Selama ini kata “disiplin” sering dikaitkan dengan peraturan dan hukuman, sehingga disiplin sepertinya bertolak belakang dengan kasih. Padahal makna disiplin yang sesungguhnya adalah melatih untuk memiliki pemikiran dan karakter yang sehat, baik dari segi moral, agama maupun budaya. Dengan makna yang demikian, maka disiplin mencakup juga pengajaran, memberikan contoh, permintaan, instruksi, menyediakan pengalaman belajar yang menyenangkan, dan juga konsekuensi berupa reward and punishment. Berbagai aktivitas tersebut paling efektif bila dilakukan dengan kasih. Karenanya, disiplin dan kasih tidak bertolak belakang sama sekali. Malah sebaliknya, dalam mendisiplin anak tidak dapat dipisahkan dari kasih, karena respon anak terhadap displin dari orang tua sangat bergantung kepada seberapa besar anak itu merasa dikasihi oleh orang tua.
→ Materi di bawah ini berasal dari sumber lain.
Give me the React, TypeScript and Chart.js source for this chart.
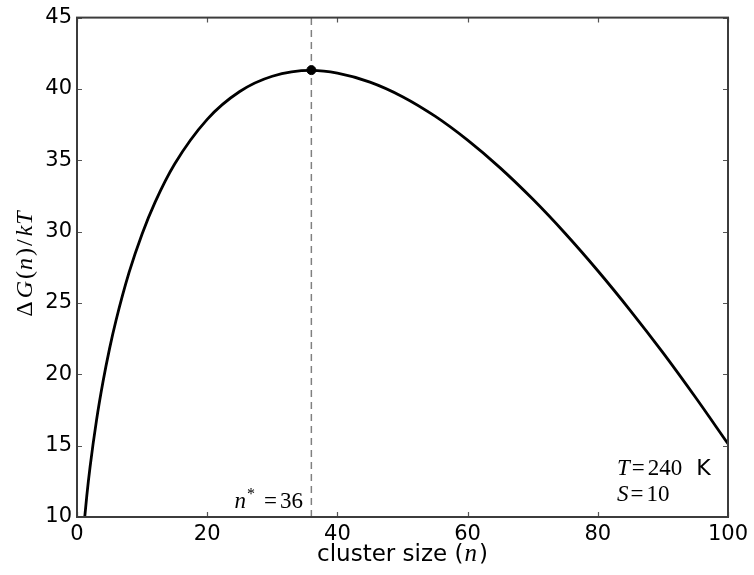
import React, { useEffect, useRef } from "react";
import { Chart, registerables } from "chart.js";

Chart.register(...registerables);

// Cluster sizes n and the free-energy barrier values
const clusterSizes = [1, 1.5, 2, 3, 4, 5, 6, 8, 10, 12, 15, 20, 25, 30, 36, 40, 45, 50, 55, 60, 65, 70, 75, 80, 85, 90, 95, 100];
const deltaG = [9.09, 11.47, 13.48, 16.79, 19.49, 21.8, 23.79, 27.14, 29.84, 32.07, 34.74, 37.87, 39.82, 40.89, 41.3, 41.11, 40.48, 39.46, 38.09, 36.41, 34.47, 32.28, 29.87, 27.26, 24.47, 21.52, 18.39, 15.13];

const criticalSize = 36;
const criticalBarrier = 41.32;

const xTicks = [0, 20, 40, 60, 80, 100];
const yTicks = [10, 15, 20, 25, 30, 35, 40, 45];

const SANS = "'DejaVu Sans', sans-serif";
const SERIF = "'Liberation Serif', 'DejaVu Serif', serif";

type Seg = { t: string; font: string; dy?: number; gap?: number };

function segWidth(ctx: CanvasRenderingContext2D, segs: Seg[]) {
  let w = 0;
  for (const s of segs) {
    ctx.font = s.font;
    w += ctx.measureText(s.t).width + (s.gap || 0);
  }
  return w;
}

function drawSegs(ctx: CanvasRenderingContext2D, segs: Seg[], x: number, y: number) {
  let cx = x;
  for (const s of segs) {
    ctx.font = s.font;
    ctx.fillText(s.t, cx, y + (s.dy || 0));
    cx += ctx.measureText(s.t).width + (s.gap || 0);
  }
}

const framePlugin = {
  id: "frameTicks",
  afterDraw(chart: any) {
    const { ctx, chartArea } = chart;
    const { left, right, top, bottom } = chartArea;
    const xs = chart.scales.x;
    const ys = chart.scales.y;
    ctx.save();
    // ticks pointing inward on all four sides
    ctx.strokeStyle = "#555555";
    ctx.lineWidth = 1.2;
    const tl = 5;
    ctx.beginPath();
    for (const v of xTicks) {
      const px = Math.round(xs.getPixelForValue(v)) + 0.5;
      ctx.moveTo(px, bottom);
      ctx.lineTo(px, bottom - tl);
      ctx.moveTo(px, top);
      ctx.lineTo(px, top + tl);
    }
    for (const v of yTicks) {
      const py = Math.round(ys.getPixelForValue(v)) + 0.5;
      ctx.moveTo(left, py);
      ctx.lineTo(left + tl, py);
      ctx.moveTo(right, py);
      ctx.lineTo(right - tl, py);
    }
    ctx.stroke();
    // frame
    ctx.strokeStyle = "#3c3c3c";
    ctx.lineWidth = 2;
    ctx.strokeRect(left, top, right - left, bottom - top);

    ctx.fillStyle = "#000000";
    ctx.textBaseline = "alphabetic";
    ctx.textAlign = "left";

    // x-axis title
    const xl: Seg[] = [
      { t: "cluster size (", font: `23px ${SANS}`, gap: 1 },
      { t: "n", font: `italic 25px ${SERIF}`, gap: 2 },
      { t: ")", font: `23px ${SANS}` },
    ];
    const xw = segWidth(ctx, xl);
    drawSegs(ctx, xl, (left + right) / 2 - xw / 2, 561);

    // y-axis title
    const yf = 24;
    const yl: Seg[] = [
      { t: "\u0394", font: `${yf}px ${SERIF}`, gap: 3 },
      { t: "G", font: `italic ${yf}px ${SERIF}`, gap: 2 },
      { t: "(", font: `${yf}px ${SERIF}`, gap: 1 },
      { t: "n", font: `italic ${yf}px ${SERIF}`, gap: 2 },
      { t: ")", font: `${yf}px ${SERIF}`, gap: 2 },
      { t: "/", font: `${yf}px ${SERIF}`, gap: 3 },
      { t: "k", font: `italic ${yf}px ${SERIF}`, gap: 1 },
      { t: "T", font: `italic ${yf}px ${SERIF}` },
    ];
    const yw = segWidth(ctx, yl);
    ctx.save();
    ctx.translate(32, 264);
    ctx.rotate(-Math.PI / 2);
    drawSegs(ctx, yl, -yw / 2, 0);
    ctx.restore();

    // n* annotation
    const ns: Seg[] = [
      { t: "n", font: `italic 23px ${SERIF}`, gap: 1 },
      { t: "*", font: `16px ${SERIF}`, dy: -9, gap: 9 },
      { t: "=", font: `23px ${SERIF}`, gap: 3 },
      { t: "36", font: `23px ${SERIF}` },
    ];
    const nw = segWidth(ctx, ns);
    drawSegs(ctx, ns, 303 - nw, 508);

    // T and S annotation
    drawSegs(ctx, [
      { t: "T", font: `italic 23px ${SERIF}`, gap: 2 },
      { t: "=", font: `23px ${SERIF}`, gap: 3 },
      { t: "240", font: `23px ${SERIF}`, gap: 7 },
      { t: " K", font: `22px ${SANS}` },
    ], 617, 475);
    drawSegs(ctx, [
      { t: "S", font: `italic 23px ${SERIF}`, gap: 2 },
      { t: "=", font: `23px ${SERIF}`, gap: 3 },
      { t: "10", font: `23px ${SERIF}` },
    ], 617, 501);
    ctx.restore();
  },
};

export default function App() {
  const ref = useRef<HTMLCanvasElement | null>(null);
  useEffect(() => {
    if (!ref.current) return;
    const curve = clusterSizes.map((n, i) => ({ x: n, y: deltaG[i] }));
    const chart = new Chart(ref.current, {
      type: "line",
      data: {
        datasets: [
          {
            data: [
              { x: criticalSize, y: 10 },
              { x: criticalSize, y: 45 },
            ],
            borderColor: "#808080",
            borderWidth: 1.5,
            borderDash: [7, 5],
            pointRadius: 0,
            order: 3,
          },
          {
            data: curve,
            borderColor: "#000000",
            borderWidth: 2.8,
            pointRadius: 0,
            cubicInterpolationMode: "monotone",
            order: 2,
          },
          {
            data: [{ x: criticalSize, y: criticalBarrier }],
            borderColor: "#000000",
            backgroundColor: "#000000",
            pointRadius: 4.5,
            showLine: false,
            order: 1,
          },
        ],
      },
      options: {
        responsive: false,
        animation: false,
        layout: { padding: { left: 0, right: 26, top: 13, bottom: 0 } },
        plugins: { legend: { display: false }, tooltip: { enabled: false } },
        scales: {
          x: {
            type: "linear",
            min: 0,
            max: 100,
            afterBuildTicks: (s: any) => {
              s.ticks = xTicks.map((v) => ({ value: v }));
            },
            afterFit: (s: any) => {
              s.height = 58;
            },
            ticks: {
              color: "#000000",
              font: { family: SANS, size: 21 },
              padding: 5,
              maxRotation: 0,
              autoSkip: false,
            },
            grid: { display: false, drawTicks: false },
            border: { display: false },
          },
          y: {
            type: "linear",
            min: 10,
            max: 45,
            afterBuildTicks: (s: any) => {
              s.ticks = yTicks.map((v) => ({ value: v }));
            },
            afterFit: (s: any) => {
              s.width = 77;
            },
            ticks: {
              color: "#000000",
              font: { family: SANS, size: 21 },
              padding: 5,
              autoSkip: false,
            },
            grid: { display: false, drawTicks: false },
            border: { display: false },
          },
        },
      },
      plugins: [framePlugin],
    });
    return () => chart.destroy();
  }, []);
  return (
    <div style={{ position: "fixed", left: 0, top: 0, width: 754, height: 575, background: "#ffffff" }}>
      <canvas ref={ref} width={754} height={575} style={{ width: 754, height: 575 }} />
    </div>
  );
}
Jadi, sebagaimana Alkitab mengatakan bahwa hukum yang terutama adalah kasih (Markus 12 : 30 – 31), maka dalam mendisiplin anak pun yang terutama adalah kasih. Kasih adalah kunci keberhasilan mendisiplin anak. Namun perlu diperhatikan, dalam mengekspresikan kasih kepada anak, kuncinya adalah anak “merasa dikasihi”. Bila apa yang dilakukan orang tua tidak membuat anak merasa dikasihi, maka orang tua perlu mencari cara lain untuk menunjukkan kasihnya kepada anak.
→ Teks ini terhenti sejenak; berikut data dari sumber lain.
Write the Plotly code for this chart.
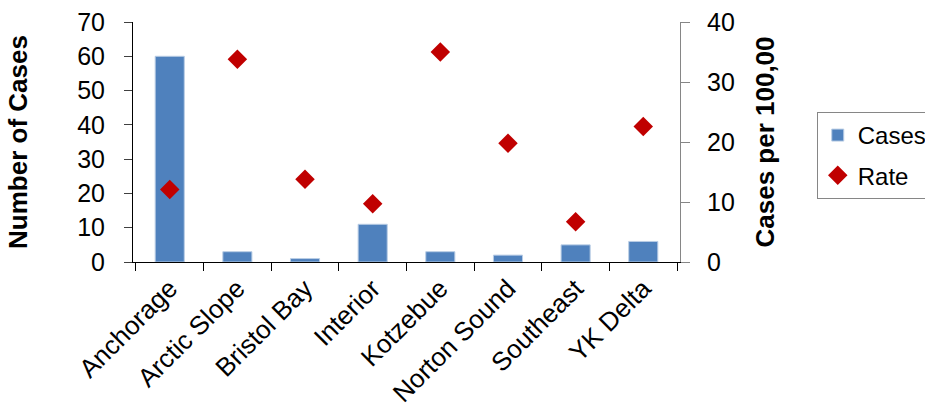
import plotly.graph_objects as go

regions = ["Anchorage", "Arctic Slope", "Bristol Bay", "Interior",
           "Kotzebue", "Norton Sound", "Southeast", "YK Delta"]
cases = [60, 3, 1, 11, 3, 2, 5, 6]
rates = [12.1, 33.8, 13.8, 9.7, 35.0, 19.8, 6.7, 22.6]

left_ticks = [0, 10, 20, 30, 40, 50, 60, 70]
right_ticks = [0, 10, 20, 30, 40]

FONT = "Liberation Sans, Arial, sans-serif"

fig = go.Figure()
fig.add_trace(go.Bar(
    x=regions, y=cases, name="Cases", width=0.43, legendgroup="cases",
    marker=dict(color="#4F81BD", line=dict(color="#B9CDE5", width=1)),
    yaxis="y",
))
fig.add_trace(go.Scatter(
    x=regions, y=rates, name="Rate", mode="markers", legendgroup="rate",
    marker=dict(symbol="diamond", size=15, color="#C00000"),
    yaxis="y2",
))

fig.update_layout(
    width=925, height=410,
    margin=dict(l=133, r=245, t=22, b=148, autoexpand=False),
    paper_bgcolor="white", plot_bgcolor="white",
    font=dict(family=FONT, size=25, color="black"),
    showlegend=True,
    legend=dict(
        x=1.25, y=0.625, xanchor="left", yanchor="top",
        bordercolor="#868686", borderwidth=1, itemwidth=30,
        font=dict(size=24), tracegroupgap=6,
    ),
    xaxis=dict(
        type="category", tickson="boundaries",
        showline=True, linecolor="black", linewidth=1,
        ticks="outside", ticklen=8, tickcolor="black",
        tickangle=-45, showgrid=False, automargin=False,
        tickfont=dict(size=26),
    ),
    yaxis=dict(
        range=[0, 70], tickvals=left_ticks, showgrid=False, zeroline=False,
        showline=True, linecolor="black", linewidth=1,
        ticks="outside", ticklen=8, tickcolor="#404040",
        ticklabelstandoff=14, automargin=False,
        title=dict(text="<b>Number of Cases</b>", font=dict(size=26), standoff=42),
    ),
    yaxis2=dict(
        range=[0, 40], tickvals=right_ticks, overlaying="y", side="right",
        showgrid=False, zeroline=False,
        showline=True, linecolor="#868686", linewidth=1,
        ticks="outside", ticklen=9, tickcolor="#868686",
        ticklabelstandoff=12, automargin=False,
        title=dict(text="<b>Cases per 100,00</b>", font=dict(size=26), standoff=21),
    ),
)

fig.write_html("out.html")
Setiap anak, tanpa kecuali, memiliki kebutuhan untuk “merasa dikasihi”. Semakin kecil usia anak, semakin ia bergantung pada perilakunya untuk mendapatkan kasih, karena kemampuan berpikir rasionalnya belum berkembang sebaik orang dewasa dan ia juga belum terlalu mampu untuk mengkomunikasikan pikiran dan perasaannya dengan kata-kata. Oleh karena itulah, cara yang ia pikirkan untuk mendapatkan kasih dari orang tuanya seringkali justru membuat orang tua jengkel. Misalnya, sudah bisa makan sendiri tapi kalau makan di rumahnya ia ingin disuapi orang tua, atau sering sekali merengek minta dibelikan ini itu, dan lain sebagainya. Jadi, seringkali perilaku anak yang dinilai negatif oleh orang tua, sesungguhnya adalah cara anak untuk mendapatkan kasih orang tua, menurut cara berpikirnya yang masih anak-anak, tentunya. Oleh karena itu, sebenarnya sangat tidak pada tempatnya, bila orang tua menghukum anak tanpa terlebih dahulu berusaha untuk memastikan anaknya merasa dikasihi. Demikian juga, tidaklah bijak menghukum anak tanpa terlebih dahulu memenuhi kebutuhan anak yang ada saat itu dan memastikan ekspektasi orang tua terhadap anak realistis, sesuai tahap-tahap perkembangan anak. Pengetahuan tentang hal ini dapat dengan mudah diperoleh melalui berbagai seminar, buku maupun multi media. Prinsipnya, memberi hukuman bukanlah haram, tapi sebaiknya hukuman menjadi cara disiplin yang terakhir setelah semua cara disiplin yang lain sudah dilakukan dan tidak berhasil. Semakin anak merasa dikasihi oleh orang tua, semakin hukuman tidak diperlukan sebenarnya oleh orang tua.
Selain itu, anak yang merasa ia dikasihi oleh orang tuanya akan memiliki image yang positif terhadap orang tuanya, sehingga cenderung ingin menjadi seperti orang tuanya. Dengan demikian, akan jauh lebih mudah bagi orang tua untuk memberikan bimbingan kepada anak, karena dari diri anak sendiri sudah ada keinginan untuk menjadi seperti orang tuanya. Tapi kalau anak merasa tidak dikasihi oleh orang tuanya, akan sulit bagi anak untuk memiliki image yang positif terhadap orang tua sehingga ia cenderung sulit menerima nilai-nilai yang diajarkan oleh orang tua. Di beberapa kasus ektrem, anak yang merasa tidak dikasihi oleh orang tuanya, akan menunjukkan rasa tidak suka yang terbuka terhadap orang tua. Misalnya, justru melakukan kebalikan dari apa yang diminta orang tua, hanya untuk membuat orang tua kesal. Jadi, erat sekali kaitan antara disiplin dengan kasih, dengan pengertian disiplin adalah melatih untuk memiliki pemikiran dan karakter yang sehat, baik dari segi moral, agama maupun budaya. Selamat mendisiplin dengan kasih.